Supplied data:
>> begin

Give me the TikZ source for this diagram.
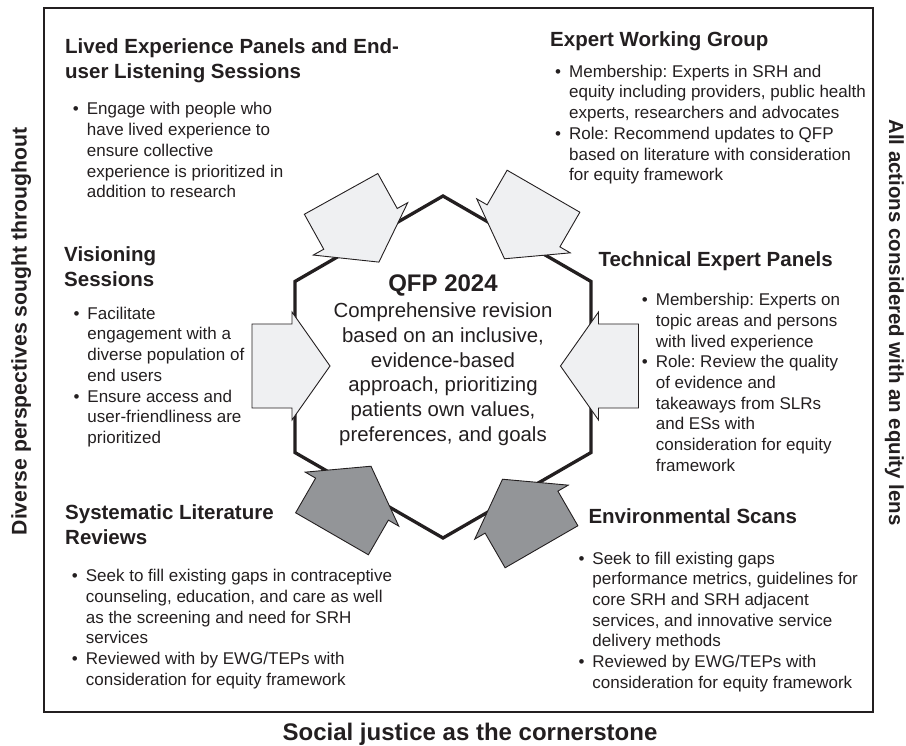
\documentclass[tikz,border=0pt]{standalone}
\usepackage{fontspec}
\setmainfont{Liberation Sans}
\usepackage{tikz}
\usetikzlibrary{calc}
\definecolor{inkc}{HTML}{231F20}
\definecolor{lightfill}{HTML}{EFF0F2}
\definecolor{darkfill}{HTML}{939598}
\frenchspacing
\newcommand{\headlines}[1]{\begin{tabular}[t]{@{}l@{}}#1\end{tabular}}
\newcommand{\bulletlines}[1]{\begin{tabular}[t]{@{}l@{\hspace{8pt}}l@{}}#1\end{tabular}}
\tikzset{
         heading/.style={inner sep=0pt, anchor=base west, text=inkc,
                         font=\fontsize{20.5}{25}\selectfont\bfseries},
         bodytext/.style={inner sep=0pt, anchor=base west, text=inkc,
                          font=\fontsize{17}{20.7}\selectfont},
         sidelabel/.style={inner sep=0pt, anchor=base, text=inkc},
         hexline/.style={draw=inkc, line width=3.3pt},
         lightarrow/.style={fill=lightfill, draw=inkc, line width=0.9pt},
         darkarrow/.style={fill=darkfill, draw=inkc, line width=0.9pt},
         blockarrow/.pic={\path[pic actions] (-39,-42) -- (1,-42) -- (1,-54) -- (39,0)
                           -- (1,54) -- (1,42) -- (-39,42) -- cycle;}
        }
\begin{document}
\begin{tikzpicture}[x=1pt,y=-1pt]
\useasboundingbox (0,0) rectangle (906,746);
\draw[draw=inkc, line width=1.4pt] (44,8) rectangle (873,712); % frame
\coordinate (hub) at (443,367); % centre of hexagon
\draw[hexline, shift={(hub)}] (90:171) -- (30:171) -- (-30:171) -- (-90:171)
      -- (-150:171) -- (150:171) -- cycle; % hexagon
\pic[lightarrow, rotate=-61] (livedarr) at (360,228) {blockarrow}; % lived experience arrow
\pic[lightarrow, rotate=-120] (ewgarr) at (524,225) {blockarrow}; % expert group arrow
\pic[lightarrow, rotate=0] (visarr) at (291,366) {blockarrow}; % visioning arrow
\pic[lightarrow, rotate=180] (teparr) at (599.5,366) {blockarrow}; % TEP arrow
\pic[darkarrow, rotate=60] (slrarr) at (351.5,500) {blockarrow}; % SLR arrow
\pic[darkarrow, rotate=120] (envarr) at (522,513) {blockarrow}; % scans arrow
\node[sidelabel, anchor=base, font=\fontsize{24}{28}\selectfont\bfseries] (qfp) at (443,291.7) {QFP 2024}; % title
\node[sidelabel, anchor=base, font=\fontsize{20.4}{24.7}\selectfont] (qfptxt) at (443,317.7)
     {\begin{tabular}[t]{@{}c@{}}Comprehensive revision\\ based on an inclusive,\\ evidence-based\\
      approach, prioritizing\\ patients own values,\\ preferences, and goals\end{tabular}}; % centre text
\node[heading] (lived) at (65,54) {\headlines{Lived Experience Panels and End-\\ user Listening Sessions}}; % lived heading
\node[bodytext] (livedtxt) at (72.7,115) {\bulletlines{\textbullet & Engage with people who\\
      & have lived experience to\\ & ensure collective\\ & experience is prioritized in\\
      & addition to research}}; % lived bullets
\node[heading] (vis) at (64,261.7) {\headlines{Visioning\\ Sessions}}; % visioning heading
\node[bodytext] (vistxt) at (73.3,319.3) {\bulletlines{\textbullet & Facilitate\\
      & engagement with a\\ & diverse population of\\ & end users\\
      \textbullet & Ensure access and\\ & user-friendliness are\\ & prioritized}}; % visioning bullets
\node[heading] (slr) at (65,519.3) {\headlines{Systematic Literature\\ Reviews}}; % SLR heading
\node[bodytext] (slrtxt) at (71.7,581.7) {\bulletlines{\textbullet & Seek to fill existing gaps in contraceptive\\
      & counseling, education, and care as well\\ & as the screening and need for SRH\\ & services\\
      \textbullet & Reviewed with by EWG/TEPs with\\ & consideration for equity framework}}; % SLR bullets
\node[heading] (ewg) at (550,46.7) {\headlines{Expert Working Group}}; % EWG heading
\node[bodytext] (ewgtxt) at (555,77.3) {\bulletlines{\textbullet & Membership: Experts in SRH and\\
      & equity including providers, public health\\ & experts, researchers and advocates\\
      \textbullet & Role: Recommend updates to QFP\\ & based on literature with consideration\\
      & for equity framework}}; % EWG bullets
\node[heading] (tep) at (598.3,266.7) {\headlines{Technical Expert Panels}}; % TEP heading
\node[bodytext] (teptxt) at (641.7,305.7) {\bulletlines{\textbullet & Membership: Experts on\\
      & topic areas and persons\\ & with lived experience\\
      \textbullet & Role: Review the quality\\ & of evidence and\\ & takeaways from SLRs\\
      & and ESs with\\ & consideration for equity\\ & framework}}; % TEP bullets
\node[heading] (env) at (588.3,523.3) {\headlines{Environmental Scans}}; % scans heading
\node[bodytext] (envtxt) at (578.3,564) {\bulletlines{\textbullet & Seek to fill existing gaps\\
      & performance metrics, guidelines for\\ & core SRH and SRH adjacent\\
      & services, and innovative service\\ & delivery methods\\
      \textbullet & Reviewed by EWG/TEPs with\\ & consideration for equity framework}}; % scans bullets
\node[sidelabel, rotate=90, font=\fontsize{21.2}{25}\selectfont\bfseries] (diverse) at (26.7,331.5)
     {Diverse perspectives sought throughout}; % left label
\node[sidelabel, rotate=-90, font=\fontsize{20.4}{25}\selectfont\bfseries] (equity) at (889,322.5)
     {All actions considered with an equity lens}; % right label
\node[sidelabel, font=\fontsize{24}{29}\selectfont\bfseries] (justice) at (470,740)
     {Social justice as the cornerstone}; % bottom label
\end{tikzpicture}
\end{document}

>> end

What you will do:
Each line of the data is to be duplicated exactly; pictures stay out of the copy.

Worked answer:
Give me the TikZ source for this diagram.
\documentclass[tikz,border=0pt]{standalone}
\usepackage{fontspec}
\setmainfont{Liberation Sans}
\usepackage{tikz}
\usetikzlibrary{calc}
\definecolor{inkc}{HTML}{231F20}
\definecolor{lightfill}{HTML}{EFF0F2}
\definecolor{darkfill}{HTML}{939598}
\frenchspacing
\newcommand{\headlines}[1]{\begin{tabular}[t]{@{}l@{}}#1\end{tabular}}
\newcommand{\bulletlines}[1]{\begin{tabular}[t]{@{}l@{\hspace{8pt}}l@{}}#1\end{tabular}}
\tikzset{
         heading/.style={inner sep=0pt, anchor=base west, text=inkc,
                         font=\fontsize{20.5}{25}\selectfont\bfseries},
         bodytext/.style={inner sep=0pt, anchor=base west, text=inkc,
                          font=\fontsize{17}{20.7}\selectfont},
         sidelabel/.style={inner sep=0pt, anchor=base, text=inkc},
         hexline/.style={draw=inkc, line width=3.3pt},
         lightarrow/.style={fill=lightfill, draw=inkc, line width=0.9pt},
         darkarrow/.style={fill=darkfill, draw=inkc, line width=0.9pt},
         blockarrow/.pic={\path[pic actions] (-39,-42) -- (1,-42) -- (1,-54) -- (39,0)
                           -- (1,54) -- (1,42) -- (-39,42) -- cycle;}
        }
\begin{document}
\begin{tikzpicture}[x=1pt,y=-1pt]
\useasboundingbox (0,0) rectangle (906,746);
\draw[draw=inkc, line width=1.4pt] (44,8) rectangle (873,712); % frame
\coordinate (hub) at (443,367); % centre of hexagon
\draw[hexline, shift={(hub)}] (90:171) -- (30:171) -- (-30:171) -- (-90:171)
      -- (-150:171) -- (150:171) -- cycle; % hexagon
\pic[lightarrow, rotate=-61] (livedarr) at (360,228) {blockarrow}; % lived experience arrow
\pic[lightarrow, rotate=-120] (ewgarr) at (524,225) {blockarrow}; % expert group arrow
\pic[lightarrow, rotate=0] (visarr) at (291,366) {blockarrow}; % visioning arrow
\pic[lightarrow, rotate=180] (teparr) at (599.5,366) {blockarrow}; % TEP arrow
\pic[darkarrow, rotate=60] (slrarr) at (351.5,500) {blockarrow}; % SLR arrow
\pic[darkarrow, rotate=120] (envarr) at (522,513) {blockarrow}; % scans arrow
\node[sidelabel, anchor=base, font=\fontsize{24}{28}\selectfont\bfseries] (qfp) at (443,291.7) {QFP 2024}; % title
\node[sidelabel, anchor=base, font=\fontsize{20.4}{24.7}\selectfont] (qfptxt) at (443,317.7)
     {\begin{tabular}[t]{@{}c@{}}Comprehensive revision\\ based on an inclusive,\\ evidence-based\\
      approach, prioritizing\\ patients own values,\\ preferences, and goals\end{tabular}}; % centre text
\node[heading] (lived) at (65,54) {\headlines{Lived Experience Panels and End-\\ user Listening Sessions}}; % lived heading
\node[bodytext] (livedtxt) at (72.7,115) {\bulletlines{\textbullet & Engage with people who\\
      & have lived experience to\\ & ensure collective\\ & experience is prioritized in\\
      & addition to research}}; % lived bullets
\node[heading] (vis) at (64,261.7) {\headlines{Visioning\\ Sessions}}; % visioning heading
\node[bodytext] (vistxt) at (73.3,319.3) {\bulletlines{\textbullet & Facilitate\\
      & engagement with a\\ & diverse population of\\ & end users\\
      \textbullet & Ensure access and\\ & user-friendliness are\\ & prioritized}}; % visioning bullets
\node[heading] (slr) at (65,519.3) {\headlines{Systematic Literature\\ Reviews}}; % SLR heading
\node[bodytext] (slrtxt) at (71.7,581.7) {\bulletlines{\textbullet & Seek to fill existing gaps in contraceptive\\
      & counseling, education, and care as well\\ & as the screening and need for SRH\\ & services\\
      \textbullet & Reviewed with by EWG/TEPs with\\ & consideration for equity framework}}; % SLR bullets
\node[heading] (ewg) at (550,46.7) {\headlines{Expert Working Group}}; % EWG heading
\node[bodytext] (ewgtxt) at (555,77.3) {\bulletlines{\textbullet & Membership: Experts in SRH and\\
      & equity including providers, public health\\ & experts, researchers and advocates\\
      \textbullet & Role: Recommend updates to QFP\\ & based on literature with consideration\\
      & for equity framework}}; % EWG bullets
\node[heading] (tep) at (598.3,266.7) {\headlines{Technical Expert Panels}}; % TEP heading
\node[bodytext] (teptxt) at (641.7,305.7) {\bulletlines{\textbullet & Membership: Experts on\\
      & topic areas and persons\\ & with lived experience\\
      \textbullet & Role: Review the quality\\ & of evidence and\\ & takeaways from SLRs\\
      & and ESs with\\ & consideration for equity\\ & framework}}; % TEP bullets
\node[heading] (env) at (588.3,523.3) {\headlines{Environmental Scans}}; % scans heading
\node[bodytext] (envtxt) at (578.3,564) {\bulletlines{\textbullet & Seek to fill existing gaps\\
      & performance metrics, guidelines for\\ & core SRH and SRH adjacent\\
      & services, and innovative service\\ & delivery methods\\
      \textbullet & Reviewed by EWG/TEPs with\\ & consideration for equity framework}}; % scans bullets
\node[sidelabel, rotate=90, font=\fontsize{21.2}{25}\selectfont\bfseries] (diverse) at (26.7,331.5)
     {Diverse perspectives sought throughout}; % left label
\node[sidelabel, rotate=-90, font=\fontsize{20.4}{25}\selectfont\bfseries] (equity) at (889,322.5)
     {All actions considered with an equity lens}; % right label
\node[sidelabel, font=\fontsize{24}{29}\selectfont\bfseries] (justice) at (470,740)
     {Social justice as the cornerstone}; % bottom label
\end{tikzpicture}
\end{document}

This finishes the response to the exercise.